Für sie ist der Blick aus dem Unihauptgebäude über den Hofgarten "im besten Sinne wertkonservativ", einfach genauso, wie zu ihrer Studienzeit. Dafür dauere auch manches andere in Bonn länger. Zum Beispiel habe es sie bei ihrer Rückkehr gewundert, wie tief die Wunde des Regierungsumzugs auch Jahre danach noch klaffte, obwohl sich zugleich die Stadt aus dem Blickwinkel vieler positiv entwickelt und verjüngt hatte.
Schöll: Bis heute werde ich nicht müde zu betonen, welche Bedeutung die Dax-Konzerne und ihre Belegschaft für die Stadt, auch für die Volkshochschule, haben. Die sind unsere Nutzer und ein spannendes Umfeld zugleich. Das bietet tolle Kooperationsfelder und Zukunftschancen.

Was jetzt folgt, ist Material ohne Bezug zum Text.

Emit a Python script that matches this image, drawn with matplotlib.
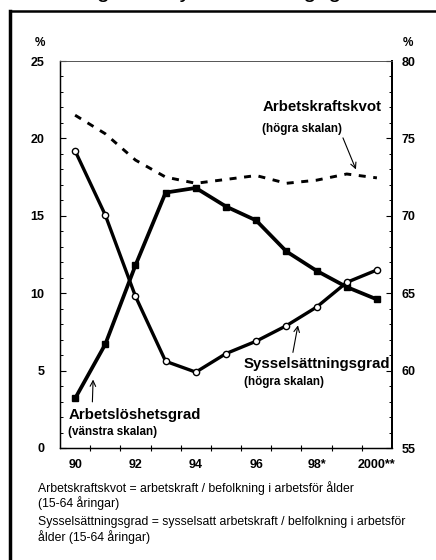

Überhaupt die Erwachsenenbildung, da gerät Schöll ins Schwärmen. Nicht zuletzt, weil Erwachsene im Gegensatz zu schulpflichtigen Kindern aus freien Stücken lernen. Eine Begegnung auf Augenhöhe. So wie es die Älteste von vier Geschwistern, die selbst keine Kinder hat, gerne mag.
Schöll: Ich habe Kinder erzogen und bin eine kreative Tante.

Als Historikerin und VHS-Chefin aus Leidenschaft erklärt Schöll zwischendrin noch mal kurz, wie die Volkshochschule 1904 von der Bonner Alma mater aus der Taufe gehoben wurde.
Schöll: Das ist in vielen deutschsprachigen Universitätsstädten so, zum Beispiel auch in Wien.

Dafür, dass die VHS auch heute den Stellenwert in Bonn bekommt, der ihr nach Schölls Ansicht gebührt, kämpft sie wie eine Löwin. Ihr größtes Projekt: die neue Bleibe im alten Stadthaus am Bottlerplatz nebst neuem Anbau. Gerade konnte Grundsteinlegung gefeiert werden, für April 2014 ist die Fertigstellung geplant. Ein Meilenstein auf Schölls Weg.
Schöll: Eine moderne VHS ist offen für die Bürgerschaft, erschließt ihr die Stadt in allen Facetten, ermöglicht dem Einzelnen individuelle Fortbildung und schultert auch noch gesellschaftliche Herkulesaufgaben wie zum Beispiel die Integration. An der Bonner VHS sind 141 Nationen vertreten.

Damit ist für die begeisterte Joggerin, die sich selbst einen Morgenmuffel nennt und in den frühen Stunden des Tages keinen nennenswerten Redebedarf verspürt, der Auftrag zum Brückenschlag verbunden.
Schöll: Der Graben ist groß zwischen dem dörflichen Bonn und der internationalen Stadt.

Daran arbeitet die Frau, die weiß, was sie will, mit langem Atem. Unter anderem mit einem englischsprachigen Zweig der VHS, noch klein, aber im Aufbau. Und einen Lösungsansatz, den sie im Ringen um die Sache schätzt, hat sie sich aus ihrer Saarbrücker Zeit bewahrt.
Schöll: Dort geht man essen, wenn man ein Problem hat.

Ihre morgendliche Vorliebe für Joghurt hat sie im Saarland um eine leicht dekadente Schwäche für Austern erweitert und dabei schätzen gelernt, wenn Mann die hermetischen Muschelschalen zu öffnen versteht. Ihr Freund Norbert Alich hat andere Qualitäten, die viele Bonner nicht missen möchten. Sie begleitet den Kabarettisten auch mal zu einem seiner Auftritte. Aber genauso gerne besucht sie mit ihm die Oper.